Suppression pure et simple du financement fédéral de la télévision et de la radio publiques, fin des aides au milieu artistique, les propositions budgétaires de Donald Trump, dévoilées jeudi, affolent le monde de la culture, qui craint pour les populations les plus pauvres et les territoires les plus reculés.

Ce n'est pas la première fois que l'exécutif ou le Congrès tentent de s'en prendre à ces budgets culturels, dont le poids dans le total des dépenses de l'État américain est très limité.

Richard Nixon, Ronald Reagan et George Bush ont ainsi tous milité pour une baisse de l'enveloppe allouée à la télévision et la radio publiques, parfois avec succès.

En 2016, les 445 millions de dollars alloués à l'audiovisuel public via la Corporation for Public Broadcasting (CPB) représentaient à peine plus de 0,01% des dépenses de l'État.

Quant aux subventions artistiques, les 146 millions obtenu par le fonds national des arts (NEA) ne pesaient que 0,004% du budget 2015.

Au-delà de leur seul poids dans les dépenses de l'État, les élus républicains leur reprochaient souvent d'être trop marqués à gauche.

Régulièrement menacé, il y a longtemps que l'audiovisuel public cherche à diversifier ses sources de financement.

Son accès à la publicité est restreint à du parrainage de programme, mais il a su développer les dons de particuliers et de fondations.

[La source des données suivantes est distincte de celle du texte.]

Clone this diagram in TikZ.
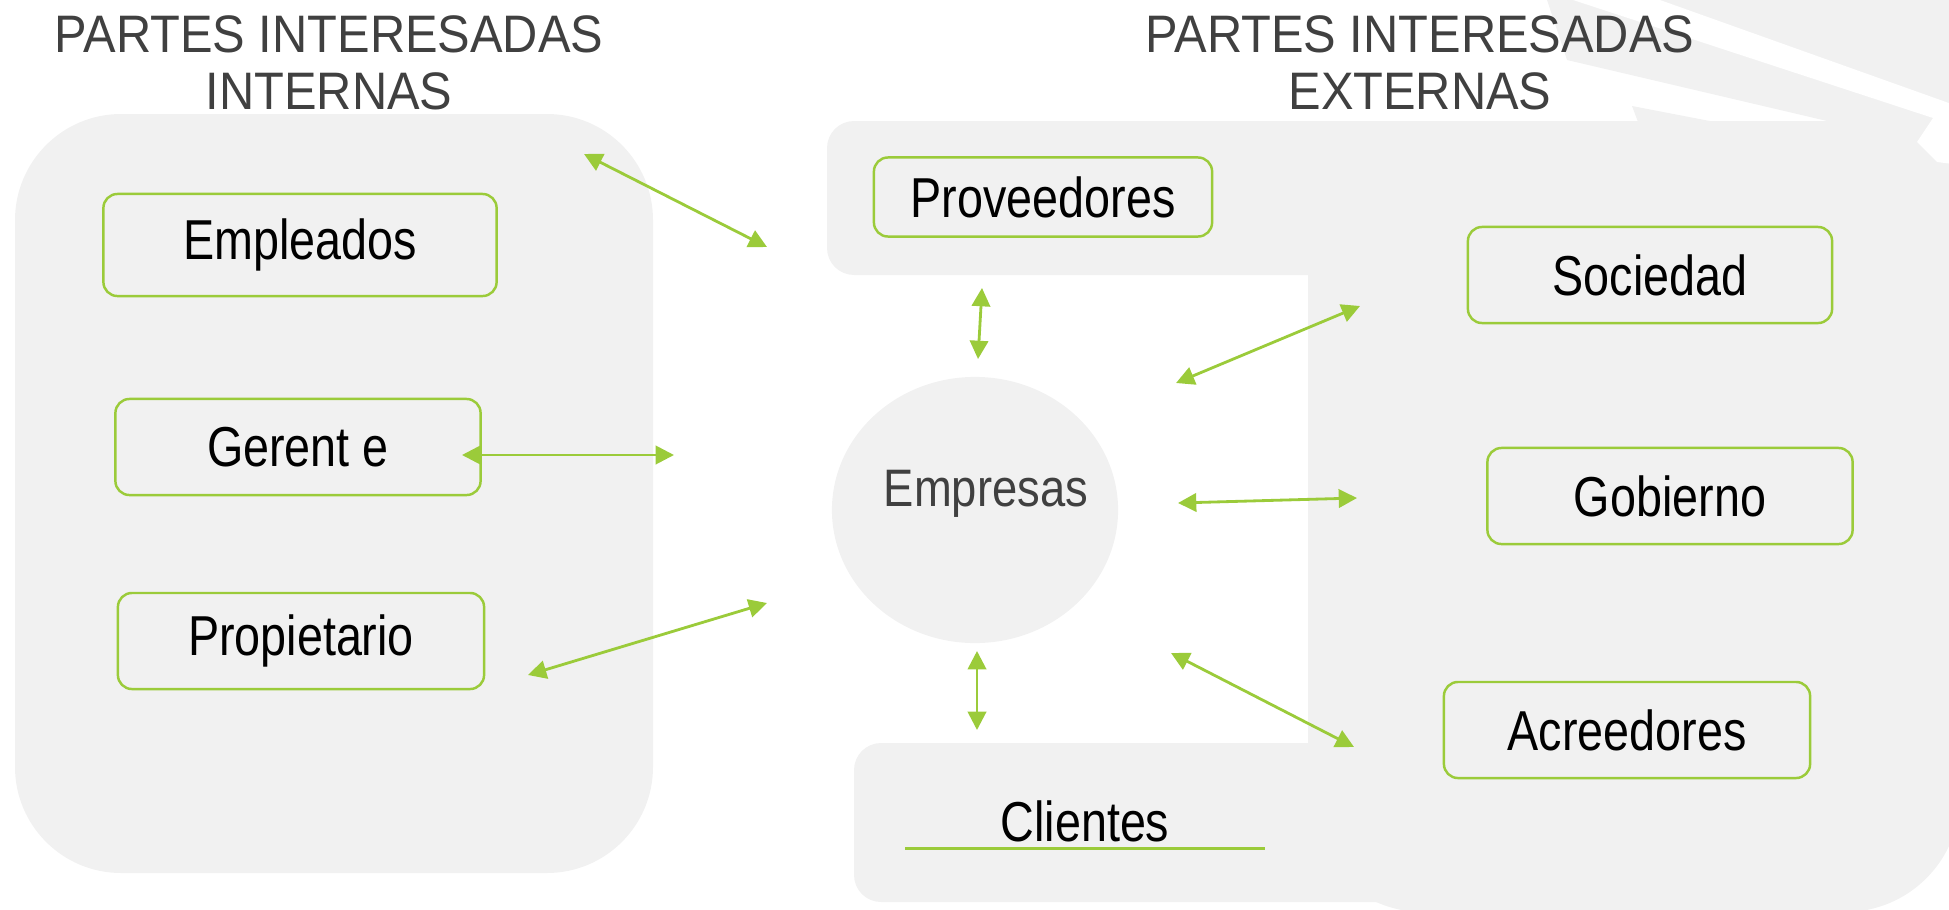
\documentclass[tikz,border=0pt]{standalone}
\usepackage{fontspec}
\setmainfont{Liberation Sans}
\newfontfamily\boxfont[FakeStretch=0.83]{Liberation Sans}
\newfontfamily\headfont[FakeStretch=0.925]{Liberation Sans}
\newfontfamily\hubfont[FakeStretch=0.86]{Liberation Sans}
\usetikzlibrary{shapes.geometric, arrows.meta, positioning}
\definecolor{leafgreen}{RGB}{155, 203, 58}
\definecolor{panelgrey}{RGB}{241, 241, 241}
\definecolor{inkgrey}{RGB}{64, 64, 64}

\begin{document}
\begin{tikzpicture}[x=0.01cm, y=-0.01cm,
  panel/.style={fill=panelgrey, draw=none},
  party/.style={draw=leafgreen, line width=0.7pt, fill=panelgrey, rounded corners=4pt, minimum height=0.96cm, font=\boxfont\fontsize{16}{19}\selectfont, text=black},
  heading/.style={font=\headfont\fontsize{15}{16.2}\selectfont, text=inkgrey, align=center, inner sep=0pt},
  link/.style={leafgreen, line width=0.8pt, {Triangle[length=5.2pt,width=5.2pt]}-{Triangle[length=5.2pt,width=5.2pt]}}]

  \clip (0,0) rectangle (1949,909);

  % grey panels
  \fill[panel, rounded corners=1.06cm] (15,114) rectangle (653,873);
  \fill[panel, rounded corners=0.27cm] (827,121) rectangle (1500,275);
  \fill[panel, rounded corners=0.27cm] (854,743) rectangle (1500,902);
  \fill[panel, rounded corners=1.15cm] (1308,121) rectangle (1960,912);
  \fill[panel] (1547,0) -- (1960,0) -- (1960,300) -- (1827,300) -- (1827,121) -- (1567,60) -- cycle;
  \fill[panel] (1632,106) -- (1638,122) -- (1715,122) -- cycle;
  \fill[white] (1573,0) -- (1660,0) -- (1960,107) -- (1960,165) -- (1937,162) -- (1917,142) -- (1933,118) -- cycle;

  \node[heading] (internas) at (329,63) {PARTES INTERESADAS\\INTERNAS};
  \node[heading] (externas) at (1420,63) {PARTES INTERESADAS\\EXTERNAS};

  \node[party, minimum width=3.93cm, minimum height=1.02cm] (empleados) at (300,245) {Empleados};
  \node[party, minimum width=3.65cm] (gerente) at (298,447) {Gerent e};
  \node[party, minimum width=3.66cm] (propietario) at (301,641) {Propietario};
  \node[party, minimum width=3.38cm, minimum height=0.79cm] (proveedores) at (1043,197) {Proveedores};
  \node[party, minimum width=3.64cm] (sociedad) at (1650,275) {Sociedad};
  \node[party, minimum width=3.65cm] (gobierno) at (1670,496) {Gobierno};
  \node[party, minimum width=3.66cm] (acreedores) at (1627,730) {Acreedores};

  \node[font=\boxfont\fontsize{16}{19}\selectfont, inner sep=0pt, text depth=0.07cm, minimum width=3.58cm, anchor=base] (clientes) at (1085,841) {Clientes};
  \draw[leafgreen, line width=0.95pt] (clientes.south west) -- (clientes.south east);

  \node[ellipse, panel, minimum width=2.86cm, minimum height=2.66cm] (empresa) at (975,510) {};
  \node[font=\hubfont\fontsize{15}{18}\selectfont, text=inkgrey, inner sep=0pt] (empresas) at ([shift={(11,-16)}]empresa.center) {Empresas};

  % arrow ends
  \coordinate (e1) at (584,154);  \coordinate (e2) at (767,247);
  \coordinate (g1) at (462,455);  \coordinate (g2) at (674,455);
  \coordinate (p1) at (528,675);  \coordinate (p2) at (767,603);
  \coordinate (v1) at (982,288);  \coordinate (v2) at (978,359);
  \coordinate (s1) at (1176,383); \coordinate (s2) at (1360,306);
  \coordinate (b1) at (1178,503); \coordinate (b2) at (1357,498);
  \coordinate (a1) at (1171,653); \coordinate (a2) at (1354,747);
  \coordinate (c1) at (977,651);  \coordinate (c2) at (977,730);

  \foreach \from/\to in {e1/e2, g1/g2, p1/p2, v1/v2, s1/s2, b1/b2, a1/a2, c1/c2}
    \draw[link] (\from) -- (\to);
\end{tikzpicture}
\end{document}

Seuls 15% du budget de l'antenne locale de New York, WNET, proviennent, par exemple, du budget fédéral, indique Jeanne Ammermuller, directrice du marketing institutionnel de la chaîne.

Mais en zone rurale, il arrive que l'enveloppe fédérale représente 50% des ressources d'une chaîne publique locale, souligne Robert Thompson, professeur à l'université de Syracuse.

Une étude commandée par le CPB lui-même et publiée en 2012 prévenait qu'en cas de suppression totale du financement fédéral, 54 chaînes publiques et 76 stations de radio locales seraient sous la menace d'une fermeture (il n'existe pas de programme hertzien national aux États-Unis).

Émissions éducatives

La télévision publique deviendrait alors inaccessible à certains adultes, mais aussi à leurs enfants, privés de nombreuses émissions à vertu éducative, notamment la plus célèbre de toutes, Sesame Street, qui fêtera bientôt ses 50 ans.

Les populations les plus pauvres, qui n'ont pas les moyens de s'offrir le câble ou le satellite, «seraient sans doute les plus touchées», prévient Dominic Caristi, professeur à l'université de Ball State.

La suppression des fonds fédéraux «finirait par détruire le rôle de l'audiovisuel public dans l'éducation des très jeunes, la sécurité publique, le lien des citoyens avec leur histoire et l'organisation de débats sereins», a mis en garde, jeudi dans un communiqué, le PDG du CPB, Patricia Harrison.

L'inquiétude est la même du côté des arts, où le fonds fédéral joue un rôle démultiplicateur sur la culture au niveau local, car les collectivités emboîtent souvent le pas lorsque le NEA s'engage.

Les grands musées, les orchestres de renom ou les théâtres de grandes villes ne sont pas les premiers concernés, eux qui comptent d'abord sur des financements privés pour boucler leur budget.

Ce sont, paradoxalement, les projets et programmes les moins coûteux, développés par les musées, théâtre et orchestres de taille plus modeste, souvent à destination des jeunes, qui seraient en première ligne.

L'argent public ne soutient pas que les artistes», mais «renforce les collectivités, grandes et petites», a averti, jeudi, Thomas P. Campbell, PDG du Metropolitan Museum de New York.

«Le président Trump est le premier président américain à faire cette proposition», a rappelé Robert Lynch, PDG de l'organisation de soutien à la culture American for the Arts.

«Les parents, professeurs, élus locaux, défenseurs des arts, membres du gouvernement et même les économistes ne l'accepteront pas», a-t-il prévenu, lançant un appel à la résistance.

Beaucoup comptent maintenant sur le Congrès pour faire échec à ces projets radicaux.

«Nous sommes déjà passés par là», explique, philosophe, Jeanne Ammermuller, au sujet de l'audiovisuel public. «Et nous savons que les parlementaires, des deux côtés de l'hémicycle, nous apprécient à notre juste valeur.»